Au plus près comme au plus loin, les services placés sous ma responsabilité développent des actions d'entrave, détectent et ciblent les groupes armés terroristes dans nos zones d'opérations et d'intérêt, notamment au Sahel et en Irak. Ils contribuent à la protection de nos emprises à l'étranger, de nos forces déployées et de nos ressortissants. Compte tenu de la fugacité de la menace, le combat de nos services repose sur la détection de signaux faibles. Cet enjeu partagé les a conduits à coopérer toujours davantage, allant jusqu'à fusionner certains de leurs moyens. Ainsi le suivi des djihadistes français est réalisé à partir d'une cellule commune entre la Direction générale de la sécurité extérieure (DGSE) et la Direction générale de la sécurité intérieure (DGSI), dans le respect de leurs missions spécifiques. Dans le même esprit, une cellule interservices de fusion du renseignement, destinée à appuyer nos opérations militaires au Levant, a été mise en place auprès de l'état-major des armées. Six services – qui dépendent de différents ministères – y participent dans une étroite coopération, notamment pour faire le lien entre les combattants étrangers et nos propres opérations. L'opposition parfois évoquée entre différents services n'est pas d'actualité et le ministère de la Défense, dans toutes ses composantes, est pleinement mobilisé pour traquer et neutraliser ce qui représente aujourd'hui la première menace pesant sur notre sécurité.
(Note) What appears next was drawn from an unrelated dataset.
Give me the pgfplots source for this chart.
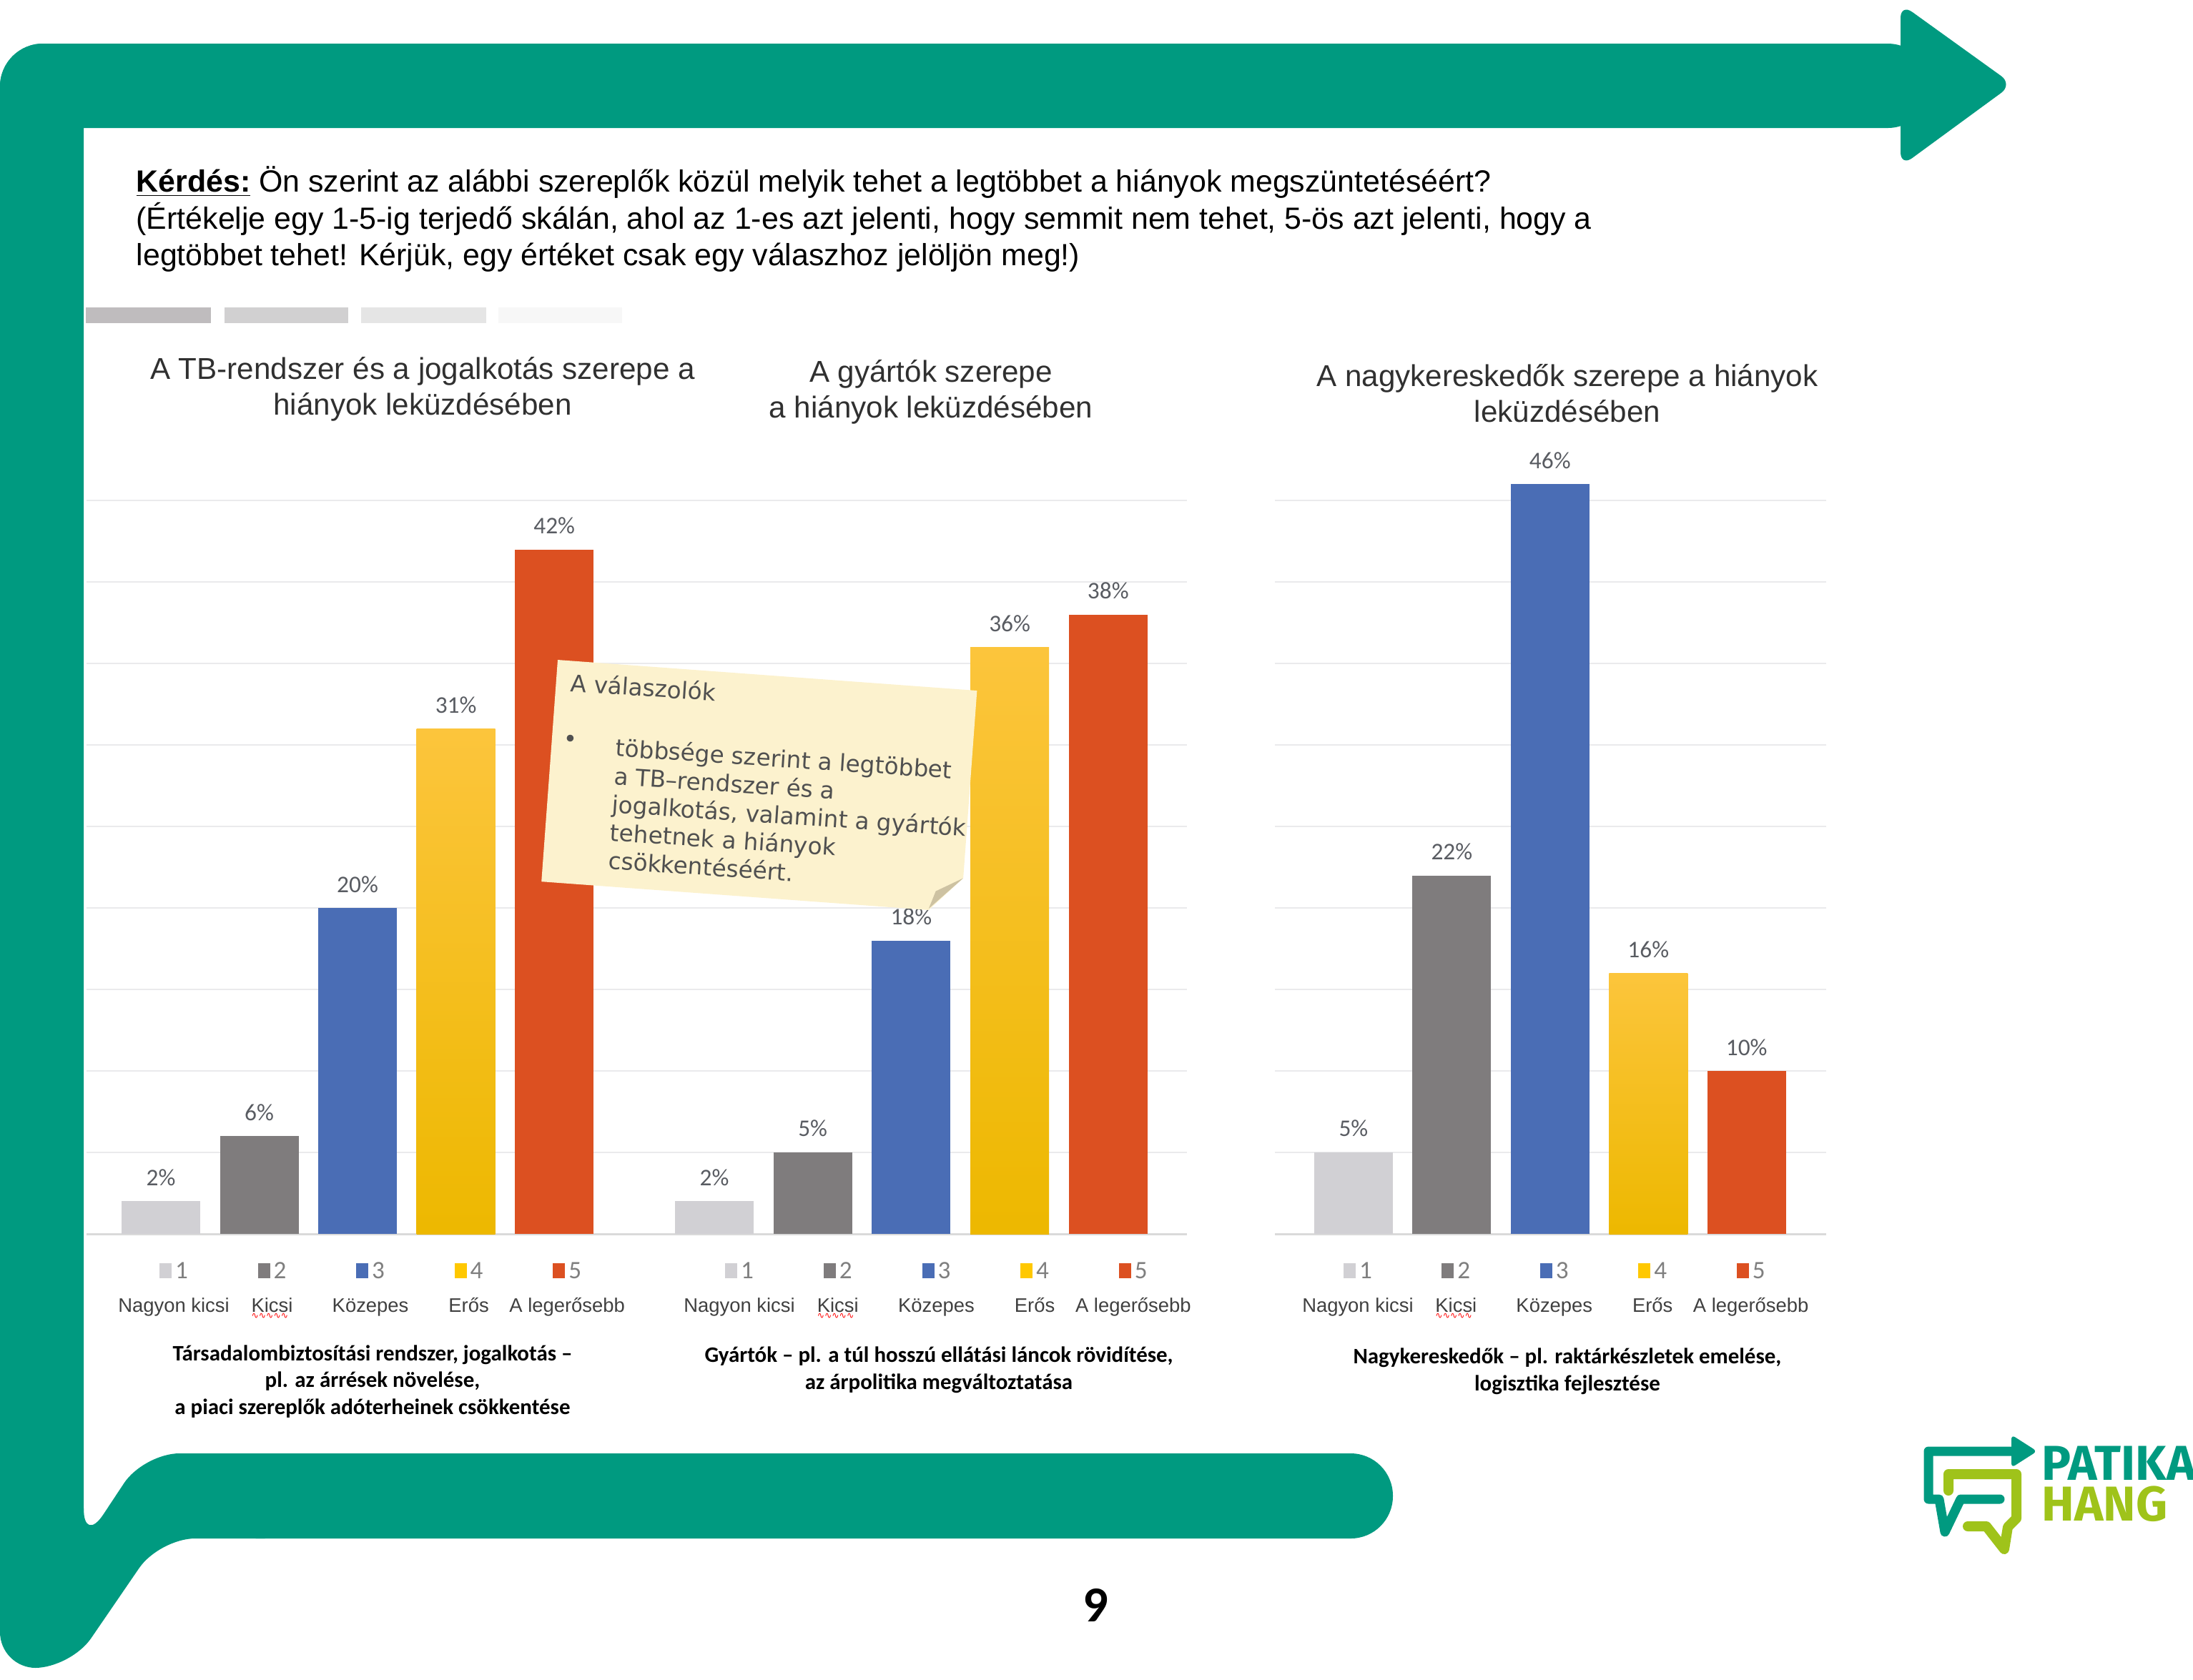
\documentclass[border=0pt]{standalone}
\usepackage{fontspec}
\usepackage{pgfplots}
\pgfplotsset{compat=1.18}
\setmainfont{Liberation Sans}
\newfontfamily\carl{Carlito}
\newfontfamily\dvs{DejaVu Sans}
\newfontfamily\fira{Fira Sans}

\definecolor{gr}{HTML}{009A80}
\definecolor{lime}{HTML}{9FC31A}
\definecolor{c1}{HTML}{D1D0D4}
\definecolor{c2}{HTML}{7F7C7D}
\definecolor{c3}{HTML}{4A6DB5}
\definecolor{c4t}{HTML}{FCC53C}
\definecolor{c4m}{HTML}{FFC800}
\definecolor{c4b}{HTML}{EDB800}
\definecolor{c5}{HTML}{DC5021}
\definecolor{gridc}{HTML}{EAEAEC}
\definecolor{basec}{HTML}{DADADA}
\definecolor{lblc}{HTML}{595C62}
\definecolor{numc}{HTML}{7F7F7F}
\definecolor{namec}{HTML}{404040}
\definecolor{titc}{HTML}{303030}
\definecolor{tab1}{HTML}{BFBCBE}
\definecolor{tab2}{HTML}{D1D0D1}
\definecolor{tab3}{HTML}{E5E5E5}
\definecolor{tab4}{HTML}{F7F7F7}
\definecolor{notec}{HTML}{FCF2CE}
\definecolor{foldc}{HTML}{CDC2A2}
\definecolor{notet}{HTML}{505050}

\newcommand\sq[1]{\textcolor{#1}{\rule{1.7mm}{2.1mm}}\hspace{0.5mm}}
\newsavebox\wavybox
\DeclareRobustCommand\wavy[1]{\sbox\wavybox{#1}\rlap{\raisebox{-0.9mm}{\textcolor{red}{\dvs\fontsize{3.5}{4}\selectfont\leaders\hbox{∿}\hskip\wd\wavybox}}}#1}

\pgfplotsset{
  barchart/.style={
    scale only axis, height=106mm, ymin=0, ymax=46.5, clip=false,
    /pgf/number format/assume math mode=true,
    axis line style={draw=none}, tick style={draw=none}, major tick length=0pt,
    ytick={5,10,...,45}, yticklabel={\mbox{}}, ymajorgrids,
    grid style={draw=gridc, line width=0.25mm},
    extra y ticks={0}, extra y tick labels={},
    extra y tick style={grid style={draw=basec, line width=0.3mm}},
    xtick={0,1,2,3,4},
    xticklabels={{\sq{c1}1},{\sq{c2}2},{\sq{c3}3},{\sq{c4m}4},{\sq{c5}5}},
    x tick label style={anchor=base, yshift=-6.2mm, font=\carl\fontsize{10}{12}\selectfont, text=numc, inner sep=0pt},
    extra x ticks={0,1,2,3,4},
    extra x tick labels={Nagyon kicsi,\wavy{Kicsi},Közepes,Erős,A legerősebb},
    extra x tick style={x tick label style={yshift=-4.7mm, font=\fontsize{7.8}{9}\selectfont, text=namec}},
    nodes near coords={\pgfmathprintnumber{\pgfplotspointmeta}\%},
    every node near coord/.append style={anchor=south, yshift=6pt, inner sep=0pt,
      font=\carl\fontsize{9.5}{11}\selectfont, text=lblc},
  },
  b/.style={ybar, bar width=11mm, bar shift=0pt, draw=none, fill=#1},
  by/.style={ybar, bar width=11mm, bar shift=0pt, draw=none, top color=c4t, middle color=c4m, bottom color=c4b},
}

\begin{document}
\begin{tikzpicture}
\begin{scope}[x=0.1mm,y=-0.1mm]
% green frame
\fill[gr, rounded corners=6mm] (0,61) rectangle (2700,179);
\fill[gr, rounded corners=2mm] (2658,5) -- (2815,118) -- (2658,233) -- cycle;
\fill[gr, rounded corners=6mm] (0,61) rectangle (117,2290);
\fill[gr, rounded corners=5mm] (0,2100) -- (117,2100) -- (117,2160) -- (201,2033) -- (420,2033) -- (420,2152) -- (223,2152) -- (99,2333) -- (0,2333) -- cycle;
\fill[gr, rounded corners=5.9mm] (300,2033) rectangle (1948,2152);

% question
\begin{scope}[every node/.style={anchor=base west, inner sep=0, font=\fontsize{12.2}{14}\selectfont}]
\node at (190,268)
  {\underline{\textbf{Kérdés:}} Ön szerint az alábbi szereplők közül melyik tehet a legtöbbet a hiányok megszüntetéséért?};
\node at (190,320)
  {(Értékelje egy 1-5-ig terjedő skálán, ahol az 1-es azt jelenti, hogy semmit nem tehet, 5-ös azt jelenti, hogy a};
\node at (190,371)
  {legtöbbet tehet! Kérjük, egy értéket csak egy válaszhoz jelöljön meg!)};
\end{scope}

% tabs
\fill[tab1] (120,430) rectangle (295,452);
\fill[tab2] (314,430) rectangle (487,452);
\fill[tab3] (505,430) rectangle (680,452);
\fill[tab4] (697,430) rectangle (870,452);

% titles
\begin{scope}[every node/.style={anchor=base, inner sep=0, text=titc, font=\fontsize{12}{14}\selectfont}]
\node at (591,530) {A TB-rendszer és a jogalkotás szerepe a};
\node at (591,580) {hiányok leküzdésében};
\node at (1302,534) {A gyártók szerepe};
\node at (1302,584) {a hiányok leküzdésében};
\node at (2192,540) {A nagykereskedők szerepe a hiányok};
\node at (2192,590) {leküzdésében};
\end{scope}

% subtitles
\begin{scope}[every node/.style={anchor=base, inner sep=0, font=\carl\bfseries\fontsize{8.8}{10.7}\selectfont}]
\node at (521,1903) {Társadalombiztosítási rendszer, jogalkotás –};
\node at (521,1940) {pl. az árrések növelése,};
\node at (521,1978) {a piaci szereplők adóterheinek csökkentése};
\node at (1313,1905) {Gyártók – pl. a túl hosszú ellátási láncok rövidítése,};
\node at (1313,1943) {az árpolitika megváltoztatása};
\node at (2192,1907) {Nagykereskedők – pl. raktárkészletek emelése,};
\node at (2192,1945) {logisztika fejlesztése};
\end{scope}

% page number
\node[anchor=base, inner sep=0, font=\carl\bfseries\fontsize{20}{24}\selectfont] at (1532,2268) {9};

% logo
\begin{scope}
\clip (0,0) rectangle (3067,2349);
\draw[gr, line width=1.3mm, line cap=round, line join=round]
  (2825,2030) -- (2697,2030) -- (2697,2097) -- (2712,2097) -- (2720,2143) -- (2742,2097) -- (2797,2097);
\fill[gr, rounded corners=0.6mm] (2813,2007) -- (2849,2030) -- (2813,2053) -- cycle;
\draw[lime, line width=1.4mm, line cap=round, line join=round]
  (2725,2085) -- (2725,2062) -- (2820,2062) -- (2820,2124) -- (2808,2136) -- (2803,2167) -- (2778,2135) -- (2752,2135);
\node[anchor=base west, inner sep=0, text=gr, font=\fira\bfseries\fontsize{19.5}{22}\selectfont] at (2855,2070) {PATIKA};
\node[anchor=base west, inner sep=0, text=lime, font=\fira\bfseries\fontsize{19.5}{22}\selectfont] at (2855,2127) {HANG};
\end{scope}

\coordinate (A1) at (121,1726);
\coordinate (A2) at (888,1726);
\coordinate (A3) at (1783,1726);
\end{scope}

% chart 1
\begin{axis}[barchart, at={(A1)}, anchor=south west, width=76.7mm, xmin=-0.756, xmax=4.82,
  x tick label style={xshift=1.8mm}]
\addplot[b=c1] coordinates {(0,2)};
\addplot[b=c2] coordinates {(1,6)};
\addplot[b=c3] coordinates {(2,20)};
\addplot[by] coordinates {(3,31)};
\addplot[b=c5] coordinates {(4,42)};
\end{axis}

% chart 2
\begin{axis}[barchart, at={(A2)}, anchor=south west, width=77.2mm, xmin=-0.806, xmax=4.80,
  x tick label style={xshift=3.5mm}]
\addplot[b=c1] coordinates {(0,2)};
\addplot[b=c2] coordinates {(1,5)};
\addplot[b=c3] coordinates {(2,18)};
\addplot[by] coordinates {(3,36)};
\addplot[b=c5] coordinates {(4,38)};
\end{axis}

% chart 3
\begin{axis}[barchart, at={(A3)}, anchor=south west, width=77.1mm, xmin=-0.80, xmax=4.81,
  x tick label style={xshift=0.6mm}]
\addplot[b=c1] coordinates {(0,5)};
\addplot[b=c2] coordinates {(1,22)};
\addplot[b=c3] coordinates {(2,46)};
\addplot[by] coordinates {(3,16)};
\addplot[b=c5] coordinates {(4,10)};
\end{axis}

% sticky note
\begin{scope}[x=0.1mm,y=-0.1mm]
\begin{scope}[shift={(780,923)}, rotate=-4.2]
\fill[notec] (0,0) -- (588,0) -- (588,263) -- (543,311) -- (0,311) -- cycle;
\fill[foldc] (588,263) -- (543,309) -- (551,284) -- cycle;
\end{scope}
\begin{scope}[every node/.style={inner sep=0, rotate=-3.8, text=notet, font=\dvs\fontsize{9.3}{11.24}\selectfont}]
\node[anchor=base west] at (797,967) {A válaszolók};
\node[anchor=center] at (798,1037) {•};
\node[anchor=north west, align=left] at (861.7,1031)
  {többsége szerint a legtöbbet\\ a TB–rendszer és a\\ jogalkotás, valamint a gyártók\\ tehetnek a hiányok\\ csökkentéséért.};
\end{scope}
\end{scope}

\pgfresetboundingbox
\begin{scope}[x=0.1mm,y=-0.1mm]
\path[use as bounding box] (0,0) rectangle (3067,2349);
\end{scope}
\end{tikzpicture}
\end{document}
Je voudrais enfin insister sur la nécessité absolue de ne pas opposer l'opération intérieure que nous venons d'engager et celles que nous menons à l'extérieur de nos frontières. Certains sont tentés de le faire, avec deux arguments que je réfute également. Le premier voudrait que nos armées n'aient plus les moyens de mener ces deux fronts ; pourtant la capacité de simultanéité fonctionne, même si elle n'est pas acquise une fois pour toutes et qu'il faut la défendre. L'autre argument, plus fallacieux, voudrait que la menace intérieure trouve son origine dans nos engagements extérieurs. Il faut y répondre fermement : non seulement nous ne devons céder à aucun chantage, mais nous devons toujours garder à l'esprit que c'est à l'étranger que se trouvent aujourd'hui les racines de ce mal. Combattre Daesh en Irak ou AQMI au Sahel, c'est plus que jamais protéger les Français et garantir la sécurité de la France. Les lâches attentats des 7 et 9 janvier ne nous détourneront donc pas de l'action que nous avons entreprise au Sahel et au Levant, bien au contraire : au moment où nous renforçons notre dispositif de sécurité intérieure, nous poursuivons nos engagements extérieurs. En effet, nous faisons face à une même menace, celle d'un djihadisme dévoyé, qui sème la terreur parmi des populations amies, déstabilise des régions entières et veut, dans un même mouvement, venir nous frapper jusque devant nos portes. En réponse, la France ne faiblira pas dans ses engagements et dans sa volonté de sécurité.